== WORK INSTRUCTIONS ==
Return verbatim everything from the first line through the line that contains "dates = calendar[:n_bars]", and stop there.

○ ○ ○

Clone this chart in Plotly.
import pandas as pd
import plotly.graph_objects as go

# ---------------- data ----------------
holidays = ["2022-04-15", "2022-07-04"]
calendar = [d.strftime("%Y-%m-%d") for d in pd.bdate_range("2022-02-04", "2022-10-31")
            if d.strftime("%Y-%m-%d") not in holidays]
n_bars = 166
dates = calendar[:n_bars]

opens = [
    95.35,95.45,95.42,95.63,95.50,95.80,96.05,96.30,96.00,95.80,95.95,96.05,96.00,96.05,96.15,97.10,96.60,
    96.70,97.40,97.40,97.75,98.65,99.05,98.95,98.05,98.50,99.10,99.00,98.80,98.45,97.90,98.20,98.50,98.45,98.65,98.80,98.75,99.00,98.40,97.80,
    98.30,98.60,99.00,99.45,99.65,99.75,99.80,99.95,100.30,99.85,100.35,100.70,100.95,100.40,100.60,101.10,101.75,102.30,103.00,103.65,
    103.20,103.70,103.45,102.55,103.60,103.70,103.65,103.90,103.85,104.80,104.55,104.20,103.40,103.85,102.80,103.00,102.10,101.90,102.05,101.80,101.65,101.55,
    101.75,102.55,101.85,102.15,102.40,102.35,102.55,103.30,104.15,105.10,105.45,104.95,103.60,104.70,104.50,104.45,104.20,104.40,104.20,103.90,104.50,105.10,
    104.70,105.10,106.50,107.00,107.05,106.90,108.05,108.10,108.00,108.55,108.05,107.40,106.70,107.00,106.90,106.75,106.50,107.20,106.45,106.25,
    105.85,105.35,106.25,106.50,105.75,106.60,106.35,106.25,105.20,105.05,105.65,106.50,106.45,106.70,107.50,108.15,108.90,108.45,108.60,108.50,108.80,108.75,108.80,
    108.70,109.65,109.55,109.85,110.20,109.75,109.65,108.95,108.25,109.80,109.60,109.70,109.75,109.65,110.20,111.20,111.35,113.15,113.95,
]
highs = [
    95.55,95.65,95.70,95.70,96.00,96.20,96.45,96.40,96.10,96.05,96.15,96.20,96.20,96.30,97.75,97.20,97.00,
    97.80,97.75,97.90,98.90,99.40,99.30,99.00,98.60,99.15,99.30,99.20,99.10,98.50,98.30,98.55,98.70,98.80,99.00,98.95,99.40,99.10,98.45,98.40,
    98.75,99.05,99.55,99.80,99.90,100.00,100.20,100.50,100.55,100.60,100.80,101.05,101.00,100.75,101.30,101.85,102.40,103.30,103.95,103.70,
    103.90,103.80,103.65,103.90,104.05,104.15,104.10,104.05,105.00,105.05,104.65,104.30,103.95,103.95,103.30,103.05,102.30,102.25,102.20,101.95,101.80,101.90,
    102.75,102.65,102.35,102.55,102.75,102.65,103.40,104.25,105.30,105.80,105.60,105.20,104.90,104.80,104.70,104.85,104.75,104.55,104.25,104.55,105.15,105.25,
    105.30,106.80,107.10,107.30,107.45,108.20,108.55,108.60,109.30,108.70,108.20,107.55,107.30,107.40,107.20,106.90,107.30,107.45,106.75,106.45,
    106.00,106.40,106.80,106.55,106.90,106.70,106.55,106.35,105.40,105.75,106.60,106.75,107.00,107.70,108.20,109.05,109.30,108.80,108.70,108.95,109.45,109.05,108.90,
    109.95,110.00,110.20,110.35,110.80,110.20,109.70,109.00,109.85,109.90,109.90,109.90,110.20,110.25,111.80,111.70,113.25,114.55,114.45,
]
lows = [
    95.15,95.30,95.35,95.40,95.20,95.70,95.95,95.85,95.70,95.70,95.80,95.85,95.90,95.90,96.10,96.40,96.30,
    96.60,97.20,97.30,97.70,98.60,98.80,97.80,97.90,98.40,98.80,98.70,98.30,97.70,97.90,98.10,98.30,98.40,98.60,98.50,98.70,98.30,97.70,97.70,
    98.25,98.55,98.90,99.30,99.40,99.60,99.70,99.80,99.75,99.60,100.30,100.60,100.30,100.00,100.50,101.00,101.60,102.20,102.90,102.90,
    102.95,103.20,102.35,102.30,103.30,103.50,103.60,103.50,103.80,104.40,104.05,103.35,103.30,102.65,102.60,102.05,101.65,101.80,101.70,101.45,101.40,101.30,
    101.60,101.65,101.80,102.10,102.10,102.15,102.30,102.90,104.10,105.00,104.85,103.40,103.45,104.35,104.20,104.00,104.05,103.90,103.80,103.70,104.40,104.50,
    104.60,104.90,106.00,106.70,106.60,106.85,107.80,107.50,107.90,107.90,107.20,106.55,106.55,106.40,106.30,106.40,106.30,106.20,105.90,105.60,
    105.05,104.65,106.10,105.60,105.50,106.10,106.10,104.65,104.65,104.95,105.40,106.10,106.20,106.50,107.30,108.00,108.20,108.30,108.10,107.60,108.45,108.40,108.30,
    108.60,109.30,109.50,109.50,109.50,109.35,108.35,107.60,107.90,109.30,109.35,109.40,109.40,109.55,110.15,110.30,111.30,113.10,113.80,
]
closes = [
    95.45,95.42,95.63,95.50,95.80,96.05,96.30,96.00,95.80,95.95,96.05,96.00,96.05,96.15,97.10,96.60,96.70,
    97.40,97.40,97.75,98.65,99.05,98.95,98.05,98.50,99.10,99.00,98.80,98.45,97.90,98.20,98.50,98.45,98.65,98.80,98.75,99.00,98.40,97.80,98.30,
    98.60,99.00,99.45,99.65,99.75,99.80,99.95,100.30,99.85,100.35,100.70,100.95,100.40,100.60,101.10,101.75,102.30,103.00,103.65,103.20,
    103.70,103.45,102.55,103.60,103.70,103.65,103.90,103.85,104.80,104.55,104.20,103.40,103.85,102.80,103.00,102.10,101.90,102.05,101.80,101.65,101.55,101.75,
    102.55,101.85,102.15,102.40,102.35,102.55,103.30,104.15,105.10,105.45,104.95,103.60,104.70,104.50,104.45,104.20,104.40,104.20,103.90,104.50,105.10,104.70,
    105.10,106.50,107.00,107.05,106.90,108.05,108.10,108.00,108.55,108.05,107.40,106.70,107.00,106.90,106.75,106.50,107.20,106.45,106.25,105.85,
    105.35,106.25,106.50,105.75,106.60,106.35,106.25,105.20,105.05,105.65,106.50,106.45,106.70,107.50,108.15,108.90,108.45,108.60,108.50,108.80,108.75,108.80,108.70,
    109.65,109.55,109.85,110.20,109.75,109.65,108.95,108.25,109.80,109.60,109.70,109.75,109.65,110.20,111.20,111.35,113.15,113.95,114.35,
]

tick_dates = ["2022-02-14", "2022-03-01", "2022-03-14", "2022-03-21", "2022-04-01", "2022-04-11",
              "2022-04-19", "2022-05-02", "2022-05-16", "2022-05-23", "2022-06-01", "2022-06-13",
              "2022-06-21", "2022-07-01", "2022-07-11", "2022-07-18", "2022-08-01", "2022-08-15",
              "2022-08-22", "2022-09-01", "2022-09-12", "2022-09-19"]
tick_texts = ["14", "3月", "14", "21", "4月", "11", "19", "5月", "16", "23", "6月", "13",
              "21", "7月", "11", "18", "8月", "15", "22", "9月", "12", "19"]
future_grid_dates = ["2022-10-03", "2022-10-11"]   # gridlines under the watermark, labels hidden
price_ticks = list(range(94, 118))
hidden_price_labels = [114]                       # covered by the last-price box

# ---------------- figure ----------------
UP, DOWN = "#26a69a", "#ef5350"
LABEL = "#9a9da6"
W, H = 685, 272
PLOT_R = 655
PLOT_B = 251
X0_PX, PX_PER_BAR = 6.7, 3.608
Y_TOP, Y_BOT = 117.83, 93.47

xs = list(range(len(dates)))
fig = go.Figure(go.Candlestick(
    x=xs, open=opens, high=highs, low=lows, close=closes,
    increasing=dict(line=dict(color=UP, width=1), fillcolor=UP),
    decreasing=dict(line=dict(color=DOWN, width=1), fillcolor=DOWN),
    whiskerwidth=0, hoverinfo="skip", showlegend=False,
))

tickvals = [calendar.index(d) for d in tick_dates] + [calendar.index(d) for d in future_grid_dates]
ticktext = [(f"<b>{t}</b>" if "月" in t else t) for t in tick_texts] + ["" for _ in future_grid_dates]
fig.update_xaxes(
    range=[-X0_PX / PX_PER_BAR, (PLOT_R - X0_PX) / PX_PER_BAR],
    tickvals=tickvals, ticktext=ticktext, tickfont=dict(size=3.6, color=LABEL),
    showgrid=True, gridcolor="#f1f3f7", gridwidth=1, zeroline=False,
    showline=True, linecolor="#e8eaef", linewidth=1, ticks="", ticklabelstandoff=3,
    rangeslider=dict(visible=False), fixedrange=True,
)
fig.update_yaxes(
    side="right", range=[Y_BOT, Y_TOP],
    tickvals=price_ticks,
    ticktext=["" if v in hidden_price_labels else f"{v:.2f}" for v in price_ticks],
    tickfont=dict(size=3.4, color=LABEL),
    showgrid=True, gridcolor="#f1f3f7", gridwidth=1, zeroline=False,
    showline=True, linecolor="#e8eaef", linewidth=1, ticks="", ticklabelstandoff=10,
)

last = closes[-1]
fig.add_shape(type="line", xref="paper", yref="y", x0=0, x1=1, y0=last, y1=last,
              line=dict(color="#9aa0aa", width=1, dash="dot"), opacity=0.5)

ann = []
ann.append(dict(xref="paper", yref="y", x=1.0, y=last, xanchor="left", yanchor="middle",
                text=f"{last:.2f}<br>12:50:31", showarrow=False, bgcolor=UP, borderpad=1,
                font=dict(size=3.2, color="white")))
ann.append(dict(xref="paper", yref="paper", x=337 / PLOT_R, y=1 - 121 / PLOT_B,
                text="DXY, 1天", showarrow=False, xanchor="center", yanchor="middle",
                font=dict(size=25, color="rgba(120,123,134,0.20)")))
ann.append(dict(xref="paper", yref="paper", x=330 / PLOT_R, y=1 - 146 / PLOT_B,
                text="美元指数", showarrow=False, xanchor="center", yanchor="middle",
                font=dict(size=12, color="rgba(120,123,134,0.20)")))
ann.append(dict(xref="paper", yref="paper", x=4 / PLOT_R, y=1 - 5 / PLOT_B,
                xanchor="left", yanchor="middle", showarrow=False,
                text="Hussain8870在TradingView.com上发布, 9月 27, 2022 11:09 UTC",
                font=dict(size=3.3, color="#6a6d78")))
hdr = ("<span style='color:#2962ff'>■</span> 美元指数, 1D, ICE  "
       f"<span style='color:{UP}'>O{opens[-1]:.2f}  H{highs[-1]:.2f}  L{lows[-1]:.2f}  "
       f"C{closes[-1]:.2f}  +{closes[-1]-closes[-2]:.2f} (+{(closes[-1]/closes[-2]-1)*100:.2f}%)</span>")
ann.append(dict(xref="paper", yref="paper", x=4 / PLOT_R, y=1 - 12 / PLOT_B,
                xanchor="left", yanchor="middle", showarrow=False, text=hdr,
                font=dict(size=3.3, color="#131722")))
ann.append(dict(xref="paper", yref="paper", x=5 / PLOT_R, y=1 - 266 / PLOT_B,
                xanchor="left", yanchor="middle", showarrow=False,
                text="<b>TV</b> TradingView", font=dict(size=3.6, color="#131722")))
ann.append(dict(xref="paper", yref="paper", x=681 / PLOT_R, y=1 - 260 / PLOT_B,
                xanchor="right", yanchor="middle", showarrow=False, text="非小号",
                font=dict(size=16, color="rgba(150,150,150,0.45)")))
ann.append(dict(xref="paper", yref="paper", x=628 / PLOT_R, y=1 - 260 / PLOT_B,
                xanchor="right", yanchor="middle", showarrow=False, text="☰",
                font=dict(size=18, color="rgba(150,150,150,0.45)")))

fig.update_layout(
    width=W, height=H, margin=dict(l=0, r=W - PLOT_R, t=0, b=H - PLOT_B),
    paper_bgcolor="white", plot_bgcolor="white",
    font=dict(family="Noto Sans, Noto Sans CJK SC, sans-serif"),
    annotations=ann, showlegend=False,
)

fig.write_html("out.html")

○ ○ ○

== WORKED SOLUTION ==
Clone this chart in Plotly.
import pandas as pd
import plotly.graph_objects as go

# ---------------- data ----------------
holidays = ["2022-04-15", "2022-07-04"]
calendar = [d.strftime("%Y-%m-%d") for d in pd.bdate_range("2022-02-04", "2022-10-31")
            if d.strftime("%Y-%m-%d") not in holidays]
n_bars = 166
dates = calendar[:n_bars]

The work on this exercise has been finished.